UMKC Researcher Awarded $3.3 Million Grant to Prevent Diabetes

Jannette Berkley-Patton will focus on overcoming health barriers with African Americans
A portrait of Jannette Berkley-Patton with the stained glass windows of a church in the background.

The National Institutes of Health awarded a $3.3 million grant to Jannette Berkley-Patton, professor, at the University of Missouri-Kansas City School of Medicine, to help improve diabetes prevention outcomes with African Americans.

“This is an extension of what we’ve been doing in the School of Medicine with Project FIT, which stands for Faith Influencing Transformation” says Berkley-Patton, Ph.D., director of the UMKC Health Equity Institute and the Community Health Research Group. With Project FIT, nearly 900 people have participated in the program and more than 200 medical, physician assistant, nursing and health studies and psychology students have been trained as FIT health coaches to help deliver the program.

At UMKC, Berkley-Patton has won other significant grants that focus on improving the health of African Americans, and each centers on health inequities and community-engaged research with African American community-based organizations, including places of worship because of their cultural importance. This new five-year grant, which starts on April 1, will include similar strategies. To date, Berkley-Patton’s work has been supported by more than $10 million in federal grants over the past 14 years.

The grant will tailor the Centers for Disease Control and Prevention’s National Diabetes Prevention Program, an evidence-based lifestyle change intervention, with 360 African American pre-diabetic participants recruited from Truman Medical Centers. The program includes 22 group sessions that take place over one year and primarily focuses on eating healthier and exercising regularly.

Preventing diabetes can help stave off other associated chronic health issues including blindness, kidney failure and heart disease. 

People who participate in the CDC program aim to lose 5 to 7 percent of their body weight and exercise 150 minutes per week, which have been shown to reduce the risk of diabetes by up to 60 percent. The program has also been found to outperform pre-diabetes drugs such as Metformin.

However, African Americans typically don’t fare as well, especially women and those with low incomes. Some of the issues include barriers such as cost of the program, transportation, childcare, access to healthy food and places to exercise. These barriers are often referred to as social determinants of health.

“With the grant, we’re trying to address every barrier related to social determinants,” Berkley-Patton said. “The most successful outcomes are correlated with attending the sessions – the more sessions attended, the better the outcomes.” 

The grant will support linking Truman Medical Centers patients to FIT Diabetes Prevention Program classes in their home communities via church, community center or neighborhood association settings. The program will be culturally-tailored for African American adults. The program is at no cost to the participant – typically it costs $450 per year. In addition to Truman Medical Centers, program partners include several urban Kansas City churches, Calvary Outreach Network, YMCA, Chestnut Resource Center, KC Care Health Center, Children’s Mercy and the University of Kansas.

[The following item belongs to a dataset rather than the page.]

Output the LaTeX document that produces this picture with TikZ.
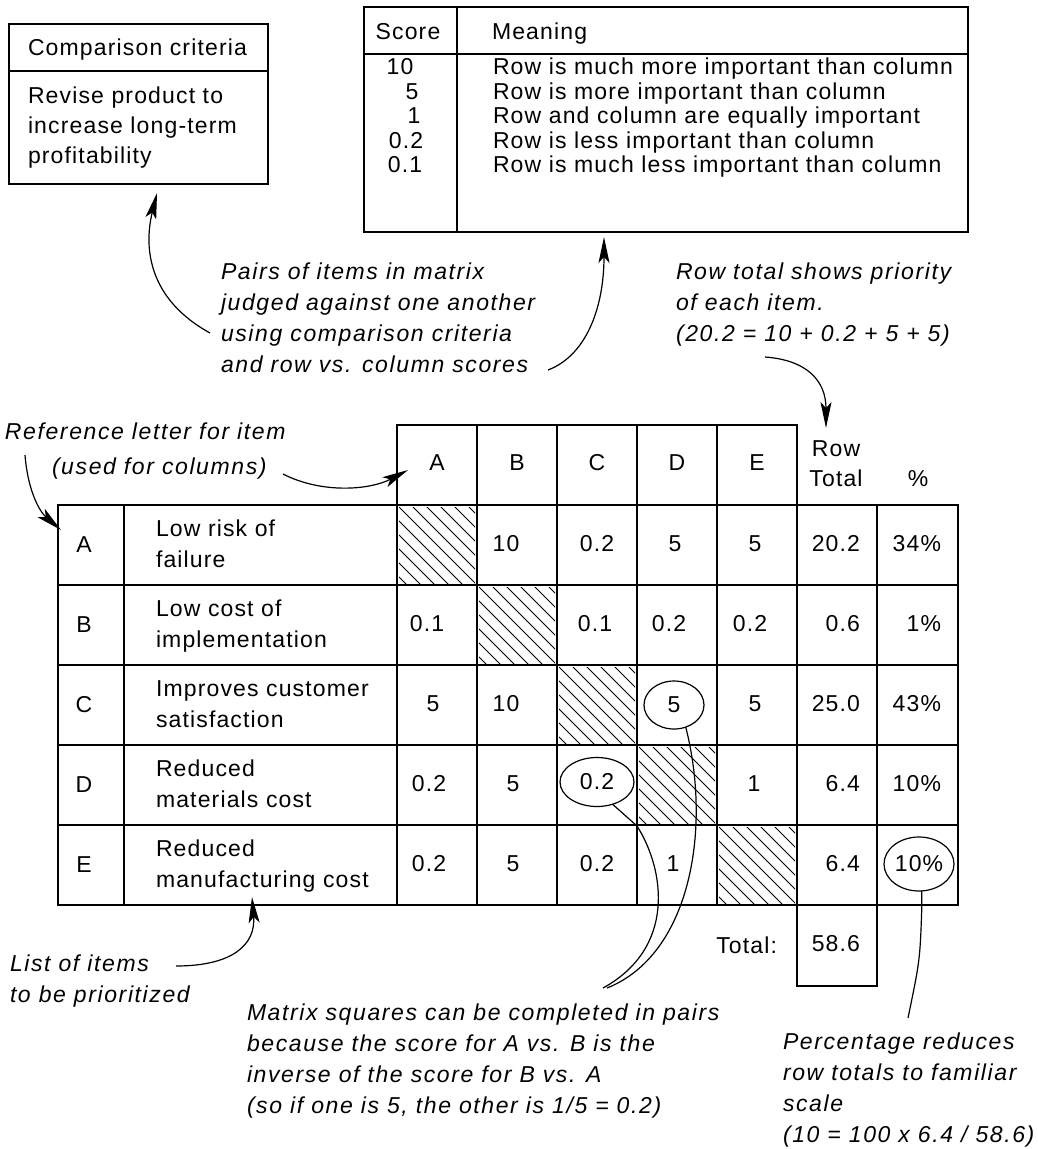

Although the grant begins this week during a pandemic that has Americans sheltering in place and working from home, the first year of the grant is a planning year.

“With this grant, we are looking forward to further refining our current Project FIT program to have trained UMKC students and community members working side-by-side as FIT coaches,” says Carole Bowe Thompson, project director, UMKC Community Health Research Group.

The program will be launched by this time next year.